[Work required] Retype the lines beneath this one, from the first through the line containing "ax.text(xi, base +". Pictures are left out.

[Provided data]
● ● ● ●
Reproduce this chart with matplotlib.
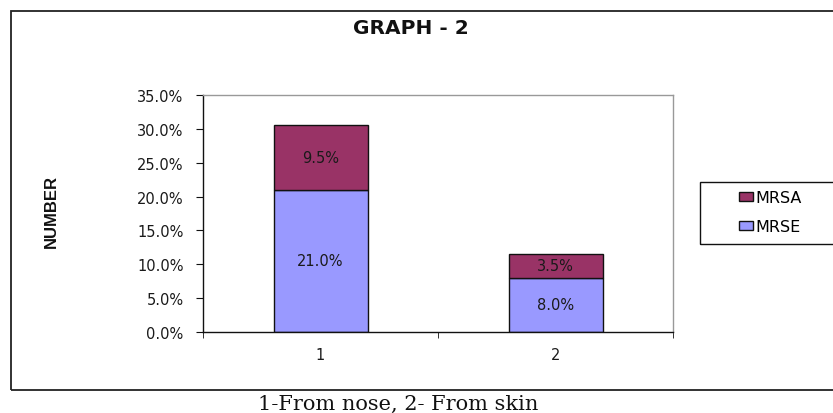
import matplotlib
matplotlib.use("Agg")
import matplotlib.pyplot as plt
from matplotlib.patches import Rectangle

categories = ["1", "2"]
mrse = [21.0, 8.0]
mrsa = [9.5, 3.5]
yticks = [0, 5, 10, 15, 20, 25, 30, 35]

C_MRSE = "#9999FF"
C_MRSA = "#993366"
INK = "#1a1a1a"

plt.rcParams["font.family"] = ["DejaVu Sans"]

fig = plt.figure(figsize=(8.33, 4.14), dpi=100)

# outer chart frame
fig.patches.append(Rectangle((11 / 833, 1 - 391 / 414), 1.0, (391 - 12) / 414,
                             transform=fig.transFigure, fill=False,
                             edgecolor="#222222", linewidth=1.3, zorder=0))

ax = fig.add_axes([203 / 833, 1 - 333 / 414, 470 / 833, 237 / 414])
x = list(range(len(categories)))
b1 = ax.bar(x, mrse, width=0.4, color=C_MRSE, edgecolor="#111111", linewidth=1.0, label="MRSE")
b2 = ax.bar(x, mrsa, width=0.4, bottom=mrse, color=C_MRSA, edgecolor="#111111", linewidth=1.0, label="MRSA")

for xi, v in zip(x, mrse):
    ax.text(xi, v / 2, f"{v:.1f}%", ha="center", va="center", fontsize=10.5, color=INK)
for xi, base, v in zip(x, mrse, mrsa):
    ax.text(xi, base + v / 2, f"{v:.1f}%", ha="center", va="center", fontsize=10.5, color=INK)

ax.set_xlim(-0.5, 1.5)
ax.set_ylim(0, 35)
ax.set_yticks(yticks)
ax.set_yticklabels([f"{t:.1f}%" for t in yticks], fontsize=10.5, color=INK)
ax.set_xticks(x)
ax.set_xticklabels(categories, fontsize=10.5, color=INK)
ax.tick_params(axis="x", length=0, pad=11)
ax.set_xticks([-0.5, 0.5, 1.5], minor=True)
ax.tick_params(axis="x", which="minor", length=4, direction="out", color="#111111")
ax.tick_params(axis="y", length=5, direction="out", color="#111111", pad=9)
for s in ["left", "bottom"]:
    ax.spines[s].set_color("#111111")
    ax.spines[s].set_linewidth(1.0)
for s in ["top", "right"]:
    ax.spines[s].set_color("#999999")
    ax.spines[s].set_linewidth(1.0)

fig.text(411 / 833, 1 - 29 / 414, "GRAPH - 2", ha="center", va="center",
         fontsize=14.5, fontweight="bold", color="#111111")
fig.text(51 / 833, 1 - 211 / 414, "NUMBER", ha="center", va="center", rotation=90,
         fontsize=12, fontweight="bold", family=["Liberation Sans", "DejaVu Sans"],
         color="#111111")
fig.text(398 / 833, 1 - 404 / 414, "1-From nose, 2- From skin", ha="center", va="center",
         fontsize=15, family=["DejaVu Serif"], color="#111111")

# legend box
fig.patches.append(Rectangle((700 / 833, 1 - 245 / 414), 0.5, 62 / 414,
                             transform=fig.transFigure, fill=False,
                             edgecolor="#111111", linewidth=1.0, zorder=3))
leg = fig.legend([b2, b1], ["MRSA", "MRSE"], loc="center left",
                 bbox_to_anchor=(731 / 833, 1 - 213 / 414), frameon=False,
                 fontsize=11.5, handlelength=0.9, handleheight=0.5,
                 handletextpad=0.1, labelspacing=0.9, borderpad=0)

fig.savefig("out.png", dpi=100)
● ● ● ●
[Response below]
Reproduce this chart with matplotlib.
import matplotlib
matplotlib.use("Agg")
import matplotlib.pyplot as plt
from matplotlib.patches import Rectangle

categories = ["1", "2"]
mrse = [21.0, 8.0]
mrsa = [9.5, 3.5]
yticks = [0, 5, 10, 15, 20, 25, 30, 35]

C_MRSE = "#9999FF"
C_MRSA = "#993366"
INK = "#1a1a1a"

plt.rcParams["font.family"] = ["DejaVu Sans"]

fig = plt.figure(figsize=(8.33, 4.14), dpi=100)

# outer chart frame
fig.patches.append(Rectangle((11 / 833, 1 - 391 / 414), 1.0, (391 - 12) / 414,
                             transform=fig.transFigure, fill=False,
                             edgecolor="#222222", linewidth=1.3, zorder=0))

ax = fig.add_axes([203 / 833, 1 - 333 / 414, 470 / 833, 237 / 414])
x = list(range(len(categories)))
b1 = ax.bar(x, mrse, width=0.4, color=C_MRSE, edgecolor="#111111", linewidth=1.0, label="MRSE")
b2 = ax.bar(x, mrsa, width=0.4, bottom=mrse, color=C_MRSA, edgecolor="#111111", linewidth=1.0, label="MRSA")

for xi, v in zip(x, mrse):
    ax.text(xi, v / 2, f"{v:.1f}%", ha="center", va="center", fontsize=10.5, color=INK)
for xi, base, v in zip(x, mrse, mrsa):
    ax.text(xi, base + v / 2, f"{v:.1f}%", ha="center", va="center", fontsize=10.5, color=INK)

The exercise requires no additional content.